SparkSession available as 'spark'.
>>>
To test that your local pyspark session is working properly and able to read from storage, test reading the csv:
df = spark.read.csv("gs://albell-test/titanic.csv", header=True)
df.limit(10).show()
and you should see the following:
+-----------+--------+------+--------------------+------+----+-----+-----+----------------+-------+-----+--------+
|PassengerId|Survived|Pclass| Name| Sex| Age|SibSp|Parch| Ticket| Fare|Cabin|Embarked|
+-----------+--------+------+--------------------+------+----+-----+-----+----------------+-------+-----+--------+
| 1| 0| 3|Braund, Mr. Owen ...| male| 22| 1| 0| A/5 21171| 7.25| null| S|
| 2| 1| 1|Cumings, Mrs. Joh...|female| 38| 1| 0| PC 17599|71.2833| C85| C|
| 3| 1| 3|Heikkinen, Miss. ...|female| 26| 0| 0|STON/O2. 3101282| 7.925| null| S|
| 4| 1| 1|Futrelle, Mrs. Ja...|female| 35| 1| 0| 113803| 53.1| C123| S|
| 5| 0| 3|Allen, Mr. Willia...| male| 35| 0| 0| 373450| 8.05| null| S|
| 6| 0| 3| Moran, Mr. James| male|null| 0| 0| 330877| 8.4583| null| Q|
| 7| 0| 1|McCarthy, Mr. Tim...| male| 54| 0| 0| 17463|51.8625| E46| S|
| 8| 0| 3|Palsson, Master. ...| male| 2| 3| 1| 349909| 21.075| null| S|
| 9| 1| 3|Johnson, Mrs. Osc...|female| 27| 0| 2| 347742|11.1333| null| S|
| 10| 1| 2|Nasser, Mrs. Nich...|female| 14| 1| 0| 237736|30.0708| null| C|
+-----------+--------+------+--------------------+------+----+-----+-----+----------------+-------+-----+--------+
You should also verify that you have write access via df.write.parquet(path)
We also offer a second solution in the event you need a distributed pyspark
shell. This solution seems to work but is not completely stable as it is
not the intended use for a spark session. In the jobs module, you will find
interactive.py
. This is a simple function that reads the interactive_time_limit
value from conf.yaml (currently set to 24 hours), starts a spark session, and
sleeps for 24 hours before ending the session. Here's the full code from that
module:
import time
from pyspark_k8s_boilerplate.config import cfg
from pyspark_k8s_boilerplate.utils.log import logger
from pyspark_k8s_boilerplate.utils.pyspark import get_spark_session
def execute(seconds: int = cfg.interactive_time_limit) -> None:
"""
Spark on k8s doesn't have great support for interactive sessions.

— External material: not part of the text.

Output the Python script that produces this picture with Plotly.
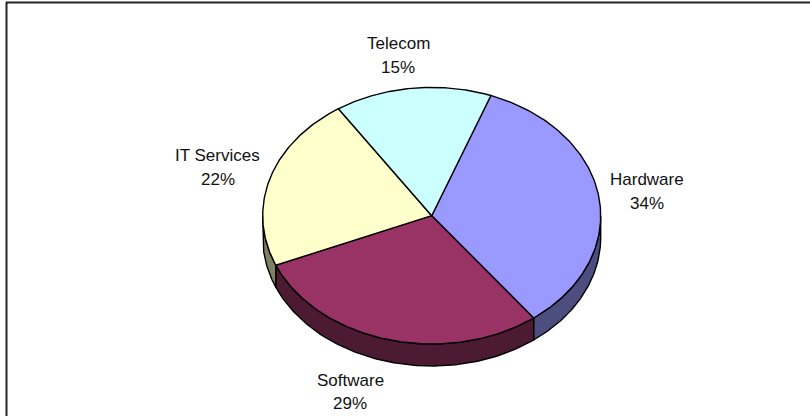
import numpy as np
import plotly.graph_objects as go

# Sector shares of the pie, clockwise from the start angle
categories = ["Hardware", "Software", "IT Services", "Telecom"]
shares = [34, 29, 22, 15]

top_colors = ["#9999FF", "#993366", "#FFFFCC", "#CCFFFF"]
wall_colors = ["#4D4D80", "#4D1A33", "#808066", "#66807F"]

# Page-pixel geometry of the tilted disc
CX, CY = 431.7, 215.7
RX, RY = 169.0, 128.3
DEPTH = 22.0
START_DEG = 20.5
# Label centre per category: x, y of the name line, y of the percentage line
label_places = [(646.5, 179, 203), (350, 380, 403), (217.5, 155, 179), (398, 43, 67)]
FONT = "Liberation Sans, Arial, sans-serif"
FONT_SIZE = 17


def rim(deg, drop=0.0):
    t = np.radians(deg)
    return CX + RX * np.sin(t), CY - RY * np.cos(t) + drop


fig = go.Figure()


def add_poly(xs, ys, color, name):
    fig.add_trace(go.Scatter(
        x=xs, y=ys, mode="lines", fill="toself", fillcolor=color,
        line=dict(color="black", width=1.4), name=name,
        hoverinfo="name", showlegend=False,
    ))


total = sum(shares)
edges = START_DEG + np.cumsum([0] + shares) * 360.0 / total

# Side walls are only visible along the front half of the rim (90 to 270 degrees)
for i, cat in enumerate(categories):
    lo, hi = max(edges[i], 90.0), min(edges[i + 1], 270.0)
    if lo >= hi:
        continue
    a = np.linspace(lo, hi, 120)
    x_top, y_top = rim(a)
    x_low, y_low = rim(a, DEPTH)
    xs = np.concatenate([x_top, x_low[::-1], x_top[:1]])
    ys = np.concatenate([y_top, y_low[::-1], y_top[:1]])
    add_poly(xs, ys, wall_colors[i], cat)

# Top faces
for i, cat in enumerate(categories):
    a = np.linspace(edges[i], edges[i + 1], 160)
    x_arc, y_arc = rim(a)
    xs = np.concatenate([[CX], x_arc, [CX]])
    ys = np.concatenate([[CY], y_arc, [CY]])
    add_poly(xs, ys, top_colors[i], cat)

# Category and percentage labels, one annotation per line for the wide leading
annotations = []
for i, cat in enumerate(categories):
    x, y_name, y_pct = label_places[i]
    for text, y in ((cat, y_name), (f"{shares[i] / total:.0%}", y_pct)):
        annotations.append(dict(
            x=x, y=y, xref="x", yref="y", showarrow=False, text=text,
            font=dict(family=FONT, size=FONT_SIZE, color="#111111"),
        ))

# Chart frame: only the top and left edges fall inside the page
frame = [
    dict(type="line", xref="x", yref="y", x0=6, x1=810, y0=2.5, y1=2.5,
         line=dict(color="#222222", width=2)),
    dict(type="line", xref="x", yref="y", x0=6.5, x1=6.5, y0=2, y1=416,
         line=dict(color="#222222", width=2)),
]

fig.update_layout(
    width=810, height=416, margin=dict(l=0, r=0, t=0, b=0),
    paper_bgcolor="white", plot_bgcolor="white", showlegend=False,
    xaxis=dict(range=[0, 810], visible=False, fixedrange=True),
    yaxis=dict(range=[416, 0], visible=False, fixedrange=True),
    annotations=annotations, shapes=frame,
)

fig.write_html("out.html", config={"displayModeBar": False})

Run this job to keep the cluster up
and SSH in to the driver node to run spark-shell/pyspark/etc
"""
spark = get_spark_session("interactive")
logger.info(f"Begin dummy job to persist cluster. State will "
f"last for {seconds} seconds")
time.sleep(seconds)
logger.info("Interactive session out of time.")
spark.stop()
if __name__ == "__main__":
execute()
You can launch the job via kubectl apply -f manifests/interactive.yaml
.
Once the job is running, ssh into the driver node via the following two commands:
kubectl exec pyspark-k8s-boilerplate-interactive-driver -- make get_pyspark_shell_conf
kubectl exec -it pyspark-k8s-boilerplate-interactive-driver -- /opt/entrypoint.sh bash pyspark --conf spark.driver.bindAddress=$$(kubectl logs pyspark-k8s-boilerplate-interactive-driver | grep bindAddress | cut -d '=' -f 2 | cut -d '-' -f 1 | cut -d 'k' -f 2 | xargs) --properties-file spark.properties.interactive
The first command runs a make command on the driver, which is a wrapper for:
sed '/cluster/d' /opt/spark/conf/spark.properties > /opt/spark/work-dir/spark.properties.interactive
This grabs the spark properties, scrubs an irrelevant line for interactive session,and then the second command runs pyspark but reroutes the default configuration to the new spark properties file. Now you will find youself in the pyspark shell, but you should wait a few minutes to test if you are able to read from object storage. If you are not, the only solution we have found is to kill one of the workers, which results in the spark driver rebooting the workers and associating them with your active spark session.
It's not a pretty solution, but it works.